Barnacles latched onto a special place in Charles Darwin’s heart. By the time On the Origin of Species was published in 1859, the father of natural selection had long since become a self-taught expert on these fascinating arthropods.
Why’d he start studying barnacles? As with many interests in Darwin’s career, it all began aboard the HMS Beagle. During the early 1830s, he served as her designated naturalist on a fateful, five-year voyage that took him around the world. One day, while exploring an archipelago near Chile, Darwin happened upon a conch shell riddled with holes. Back in his quarters, he placed the prize under a microscope and thus became acquainted with a curious little creature. Seated inside one of these holes was a tiny barnacle—invisible to the naked eye—whom Darwin nicknamed “Mr. Arthrobalanus.”
In those days, very little was known about Mr. Arthrobalanus’ spineless kin. As recently as 1832, barnacles had been widely misidentified as mollusks by those in academia. That they’re actually crustaceans was a fact scientists wouldn’t recognize until after the Beagle had already set sail.
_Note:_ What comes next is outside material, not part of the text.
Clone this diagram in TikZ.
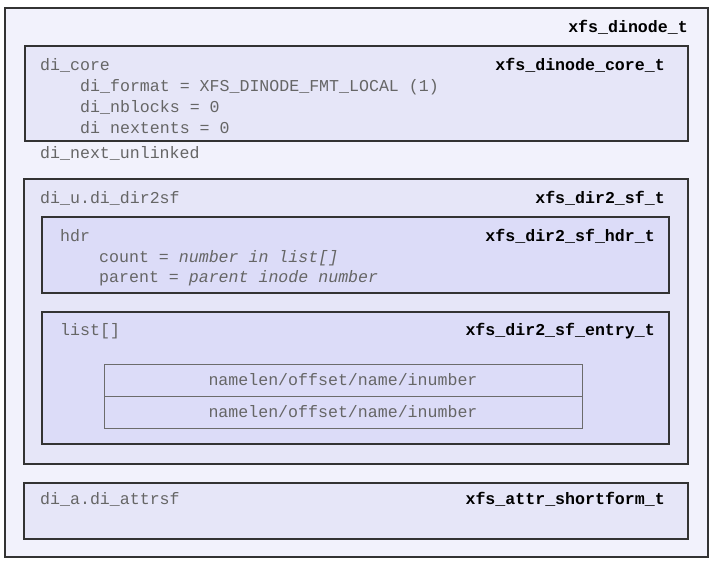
\documentclass[tikz,border=0pt]{standalone}
\usepackage{fontspec}
\setmonofont{Liberation Mono}
\definecolor{outerfill}{HTML}{F2F2FC}
\definecolor{midfill}{HTML}{E6E6F8}
\definecolor{innerfill}{HTML}{DCDCF8}
\definecolor{edge}{HTML}{333333}
\definecolor{txt}{HTML}{666666}
\tikzset{
  box/.style={draw=edge, line width=1.3pt, rectangle, inner sep=0pt},
  rowbox/.style={draw=gray!85!black, line width=0.8pt, rectangle, fill=innerfill, inner sep=0pt, minimum width=478pt, minimum height=32pt, font=\fontsize{16.6}{20}\selectfont\ttfamily, text=txt},
  lbl/.style={anchor=mid west, inner sep=0pt, font=\fontsize{16.6}{20}\selectfont\ttfamily, text=txt},
  ttl/.style={anchor=mid east, inner sep=0pt, font=\fontsize{16.6}{20}\selectfont\ttfamily\bfseries, text=black}
}
\begin{document}
\begin{tikzpicture}[x=1pt,y=-1pt]
\useasboundingbox (0,0) rectangle (719,571);
\fill[white] (0,0) rectangle (719,571);
% outer
\node[box, fill=outerfill, minimum width=703pt, minimum height=549pt] (outer) at (356.5,282.5) {};
\node[ttl] (touter) at (688,30) {xfs\_dinode\_t};
% core
\node[box, fill=midfill, minimum width=663pt, minimum height=95pt] (core) at (356.5,93.5) {};
\node[ttl] (tcore) at (665,68) {xfs\_dinode\_core\_t};
\node[lbl] (l1) at (40,68) {di\_core};
\node[lbl] (l2) at (80,89) {di\_format = XFS\_DINODE\_FMT\_LOCAL (1)};
\node[lbl] (l3) at (80,110) {di\_nblocks = 0};
\node[lbl] (l4) at (80,131) {di nextents = 0};
\node[lbl] (l5) at (40,156) {di\_next\_unlinked};
% dir2sf
\node[box, fill=midfill, minimum width=664pt, minimum height=285pt] (dir) at (356,321.5) {};
\node[ttl] (tdir) at (665,201) {xfs\_dir2\_sf\_t};
\node[lbl] (l6) at (40,201) {di\_u.di\_dir2sf};
% hdr
\node[box, fill=innerfill, minimum width=627pt, minimum height=76pt] (hdr) at (355.5,255) {};
\node[ttl] (thdr) at (655,239) {xfs\_dir2\_sf\_hdr\_t};
\node[lbl] (l7) at (60,239) {hdr};
\node[lbl] (l8) at (99,260) {count = \textit{number in list[]}};
\node[lbl] (l9) at (99,280) {parent = \textit{parent inode number}};
% list
\node[box, fill=innerfill, minimum width=627pt, minimum height=132pt] (list) at (355.5,378) {};
\node[ttl] (tlist) at (655,333) {xfs\_dir2\_sf\_entry\_t};
\node[lbl] (l10) at (60,333) {list[]};
\node[rowbox] (row1) at (343,380) {namelen/offset/name/inumber};
\node[rowbox] (row2) at (343,412) {namelen/offset/name/inumber};
% attr
\node[box, fill=midfill, minimum width=664pt, minimum height=56pt] (attr) at (356,511) {};
\node[ttl] (tattr) at (665,502) {xfs\_attr\_shortform\_t};
\node[lbl] (l11) at (40,502) {di\_a.di\_attrsf};
\end{tikzpicture}
\end{document}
Through focusing on barnacle studies, Darwin figured an up-and-coming naturalist could really make a name for himself. Besides, he felt that their classification was painfully unorganized. In his words, “literally not one species is properly defined… the subject is heart-breaking.” Obviously, someone needed to clear things up.
By 1846, Darwin had married, started raising a family, and taken up residence in the house he’d call “home” for four decades. He proceeded to spend the next eight years on what became a barnacle project of epic proportions. Day after day, Darwin would toil away in his study, dissecting and classifying his subjects. Soon, the room was overflowing with box upon box of barnacle specimens from all over the globe, delivered to his door by mail. As one might expect, this was hard, monotonous work. “I hate a barnacle as no man ever did before,” Darwin vented, “not even a Sailor in a slow-moving ship.”
Still, he managed to discover much about them. For example, Darwin refuted the notion that all barnacles were hermaphrodites—in some species, it turns out, males bury themselves within the shells of much larger females and essentially become sperm-spewing lumps. Also, by writing several much-needed compendiums on barnacle biology, Darwin established himself as a highly-respected naturalist. When the time came to finally publish his ground-breaking views on evolution, that credibility went a long way.
So, how did all this affect his private life? Well, a weaker marriage might’ve been sorely tested by the stockpiling of lord knows how many barnacles inside the house. But Darwin’s wife and children quickly got used to being around scores of dead crustaceans. Case in point, while visiting a friend’s home, Darwin’s son George was shocked to learn that the boy’s father didn’t have a study. Bewildered, he asked, “But where does he do his barnacles?”